Feature Generation Recipe Book#
This document is a collection of 'collate' aggregate features that we have found useful to create in Triage that may not be apparent at first.
For an introduction to feature generation in Triage, refer to Dirty Duck Feature Generation
Age#
You can calculate age from a date of birth column using the collate_date
special variable. This variable is marked as a placeholder in the feature quantity input, but is replaced with each as-of-date when features are being calculated. Combined with the Postgres age
function, this calculates a person's age at each as-of-date as a feature.
For this example, let's assume you have a column called 'dob' that is a timestamp (or anything that can be cast to a date) in your source table.
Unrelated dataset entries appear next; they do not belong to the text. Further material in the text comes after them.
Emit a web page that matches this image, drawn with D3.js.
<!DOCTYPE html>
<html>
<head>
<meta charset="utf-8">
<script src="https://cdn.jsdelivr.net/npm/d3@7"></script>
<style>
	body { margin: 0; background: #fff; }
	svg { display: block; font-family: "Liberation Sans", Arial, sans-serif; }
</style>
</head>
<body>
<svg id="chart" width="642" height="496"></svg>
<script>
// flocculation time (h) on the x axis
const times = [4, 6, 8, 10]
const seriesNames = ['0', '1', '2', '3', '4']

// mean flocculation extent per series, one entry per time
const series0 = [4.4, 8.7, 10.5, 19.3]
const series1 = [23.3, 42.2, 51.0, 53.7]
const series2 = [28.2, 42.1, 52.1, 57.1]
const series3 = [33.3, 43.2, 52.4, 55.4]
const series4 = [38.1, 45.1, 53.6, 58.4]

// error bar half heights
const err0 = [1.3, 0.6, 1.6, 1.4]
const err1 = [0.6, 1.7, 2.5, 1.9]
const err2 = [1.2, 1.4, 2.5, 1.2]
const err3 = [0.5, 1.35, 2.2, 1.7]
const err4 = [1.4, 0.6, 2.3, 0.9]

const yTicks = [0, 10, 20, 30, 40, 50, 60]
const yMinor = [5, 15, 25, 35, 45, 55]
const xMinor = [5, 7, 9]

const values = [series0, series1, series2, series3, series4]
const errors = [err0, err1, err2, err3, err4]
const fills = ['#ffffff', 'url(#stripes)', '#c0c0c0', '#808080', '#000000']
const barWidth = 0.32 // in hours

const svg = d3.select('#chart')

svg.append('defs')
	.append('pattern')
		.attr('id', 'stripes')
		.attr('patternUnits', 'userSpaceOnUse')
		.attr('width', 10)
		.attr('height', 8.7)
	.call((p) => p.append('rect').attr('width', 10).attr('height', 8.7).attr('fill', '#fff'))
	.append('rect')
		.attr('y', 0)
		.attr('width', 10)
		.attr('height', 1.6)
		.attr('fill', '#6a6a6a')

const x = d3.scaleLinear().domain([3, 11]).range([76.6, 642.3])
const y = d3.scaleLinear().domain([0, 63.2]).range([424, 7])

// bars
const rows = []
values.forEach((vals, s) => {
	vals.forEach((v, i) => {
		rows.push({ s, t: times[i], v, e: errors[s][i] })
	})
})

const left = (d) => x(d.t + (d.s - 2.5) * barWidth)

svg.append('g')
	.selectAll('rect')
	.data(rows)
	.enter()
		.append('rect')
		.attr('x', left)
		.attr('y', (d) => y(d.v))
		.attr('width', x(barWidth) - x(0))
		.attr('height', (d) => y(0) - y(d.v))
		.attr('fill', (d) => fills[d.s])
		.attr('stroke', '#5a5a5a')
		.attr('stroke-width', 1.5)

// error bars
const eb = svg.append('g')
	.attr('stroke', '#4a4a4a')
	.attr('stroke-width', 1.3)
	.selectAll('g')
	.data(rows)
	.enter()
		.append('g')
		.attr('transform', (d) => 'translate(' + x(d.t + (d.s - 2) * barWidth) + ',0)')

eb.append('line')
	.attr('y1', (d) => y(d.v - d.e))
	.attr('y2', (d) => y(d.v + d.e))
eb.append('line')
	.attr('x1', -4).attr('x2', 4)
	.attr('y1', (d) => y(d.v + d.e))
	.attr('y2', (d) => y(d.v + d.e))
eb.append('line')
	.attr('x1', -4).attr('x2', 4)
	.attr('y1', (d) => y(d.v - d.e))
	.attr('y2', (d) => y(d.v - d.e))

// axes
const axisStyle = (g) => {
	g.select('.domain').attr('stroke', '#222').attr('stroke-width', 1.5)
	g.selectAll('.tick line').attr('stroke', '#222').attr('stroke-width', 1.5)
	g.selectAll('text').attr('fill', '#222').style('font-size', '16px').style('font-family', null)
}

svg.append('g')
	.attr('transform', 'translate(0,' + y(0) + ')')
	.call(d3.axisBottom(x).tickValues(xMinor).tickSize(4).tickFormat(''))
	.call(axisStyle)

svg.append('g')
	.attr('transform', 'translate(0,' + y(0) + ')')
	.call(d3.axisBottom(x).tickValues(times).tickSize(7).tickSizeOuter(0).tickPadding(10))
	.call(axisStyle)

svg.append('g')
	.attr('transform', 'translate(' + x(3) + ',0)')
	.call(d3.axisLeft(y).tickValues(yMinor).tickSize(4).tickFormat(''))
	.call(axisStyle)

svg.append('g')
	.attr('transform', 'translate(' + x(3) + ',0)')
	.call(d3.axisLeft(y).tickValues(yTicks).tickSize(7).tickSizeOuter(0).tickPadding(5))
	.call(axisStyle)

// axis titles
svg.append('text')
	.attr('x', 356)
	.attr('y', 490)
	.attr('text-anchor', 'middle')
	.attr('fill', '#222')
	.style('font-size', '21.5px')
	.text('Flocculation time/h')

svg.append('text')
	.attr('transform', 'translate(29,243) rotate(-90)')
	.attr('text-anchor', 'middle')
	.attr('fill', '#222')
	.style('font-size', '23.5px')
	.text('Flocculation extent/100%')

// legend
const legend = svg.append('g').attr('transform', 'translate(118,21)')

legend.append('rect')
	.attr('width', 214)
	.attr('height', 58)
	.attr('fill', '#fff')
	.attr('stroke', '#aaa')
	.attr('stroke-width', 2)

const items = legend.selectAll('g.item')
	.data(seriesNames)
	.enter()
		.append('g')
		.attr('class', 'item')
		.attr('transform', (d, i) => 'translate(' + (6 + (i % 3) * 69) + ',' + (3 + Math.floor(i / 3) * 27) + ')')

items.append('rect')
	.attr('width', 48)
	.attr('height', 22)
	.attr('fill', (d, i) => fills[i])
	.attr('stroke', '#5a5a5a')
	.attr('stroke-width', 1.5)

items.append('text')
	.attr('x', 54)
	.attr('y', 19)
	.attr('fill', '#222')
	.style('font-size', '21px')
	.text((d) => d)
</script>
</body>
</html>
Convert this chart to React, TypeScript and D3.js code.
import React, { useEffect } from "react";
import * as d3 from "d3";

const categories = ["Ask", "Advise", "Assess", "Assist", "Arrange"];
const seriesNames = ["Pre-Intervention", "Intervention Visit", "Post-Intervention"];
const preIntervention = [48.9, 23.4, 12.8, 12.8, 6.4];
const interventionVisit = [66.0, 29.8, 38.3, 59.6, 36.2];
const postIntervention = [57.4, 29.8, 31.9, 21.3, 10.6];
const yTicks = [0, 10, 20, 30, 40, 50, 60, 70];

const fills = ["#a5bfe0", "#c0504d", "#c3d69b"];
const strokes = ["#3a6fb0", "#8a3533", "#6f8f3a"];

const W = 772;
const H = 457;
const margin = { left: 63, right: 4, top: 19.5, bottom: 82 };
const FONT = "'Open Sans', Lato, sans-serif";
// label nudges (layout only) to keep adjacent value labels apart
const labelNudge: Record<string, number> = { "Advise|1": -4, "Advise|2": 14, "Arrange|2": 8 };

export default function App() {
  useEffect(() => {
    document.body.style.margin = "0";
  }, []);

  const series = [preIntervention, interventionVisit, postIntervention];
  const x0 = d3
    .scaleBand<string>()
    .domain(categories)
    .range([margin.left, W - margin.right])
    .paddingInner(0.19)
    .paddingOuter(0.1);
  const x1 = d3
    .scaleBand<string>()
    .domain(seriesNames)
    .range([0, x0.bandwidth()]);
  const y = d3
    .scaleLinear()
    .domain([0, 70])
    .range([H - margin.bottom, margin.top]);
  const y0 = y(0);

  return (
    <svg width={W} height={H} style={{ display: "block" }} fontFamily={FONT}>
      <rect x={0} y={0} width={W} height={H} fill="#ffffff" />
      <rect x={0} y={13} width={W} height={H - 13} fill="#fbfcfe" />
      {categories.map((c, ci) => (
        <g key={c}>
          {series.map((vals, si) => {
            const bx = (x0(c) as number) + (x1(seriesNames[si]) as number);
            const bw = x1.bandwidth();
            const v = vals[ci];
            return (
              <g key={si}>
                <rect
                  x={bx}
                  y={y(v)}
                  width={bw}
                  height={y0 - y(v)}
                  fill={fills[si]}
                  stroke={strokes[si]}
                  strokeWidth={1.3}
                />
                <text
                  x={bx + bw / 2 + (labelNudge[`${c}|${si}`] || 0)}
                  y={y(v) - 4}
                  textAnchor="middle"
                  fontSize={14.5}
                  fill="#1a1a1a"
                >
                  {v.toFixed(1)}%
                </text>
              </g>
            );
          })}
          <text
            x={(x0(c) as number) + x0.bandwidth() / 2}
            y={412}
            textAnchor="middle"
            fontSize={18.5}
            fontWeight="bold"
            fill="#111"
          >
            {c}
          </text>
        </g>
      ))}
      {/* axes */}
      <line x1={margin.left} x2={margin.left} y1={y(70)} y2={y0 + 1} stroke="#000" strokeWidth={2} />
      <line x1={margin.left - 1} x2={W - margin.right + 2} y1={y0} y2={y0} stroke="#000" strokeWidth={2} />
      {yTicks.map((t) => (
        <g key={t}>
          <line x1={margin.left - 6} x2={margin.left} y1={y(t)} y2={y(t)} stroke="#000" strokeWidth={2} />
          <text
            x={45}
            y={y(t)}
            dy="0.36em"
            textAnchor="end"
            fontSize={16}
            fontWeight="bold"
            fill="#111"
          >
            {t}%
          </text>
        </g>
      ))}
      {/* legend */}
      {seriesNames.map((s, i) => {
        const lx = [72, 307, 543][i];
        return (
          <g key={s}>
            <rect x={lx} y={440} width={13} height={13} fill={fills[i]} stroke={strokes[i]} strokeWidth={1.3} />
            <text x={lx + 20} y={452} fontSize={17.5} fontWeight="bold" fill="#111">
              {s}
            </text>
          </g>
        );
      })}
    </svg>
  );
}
The feature_aggregation
's quantity would be:
EXTRACT(YEAR FROM AGE('{collate_date}'::DATE, dob::DATE))
If Triage is calculating this for the as-of-date '2016-01-01', it will internally expand the collate_date
out to:
EXTRACT(YEAR FROM AGE('2016-01-01'::DATE, dob::DATE))
In context, a feature aggregate that uses age may look more like:
aggregates:
- # age in years
quantity:
age: "EXTRACT(YEAR FROM AGE('{collate_date}'::DATE, dob::DATE))"
metrics: ['max']
Here, we call the feature 'age' and since everything in collate is defined as an aggregate, we pick 'max'; Any records for the same person and as-of-date should have the same 'dob', so there are many aggregates you can use that will arrive at the same answer (e.g. 'min', 'avg'). In these cases 'max' is the standard aggregate metric of choice in Triage.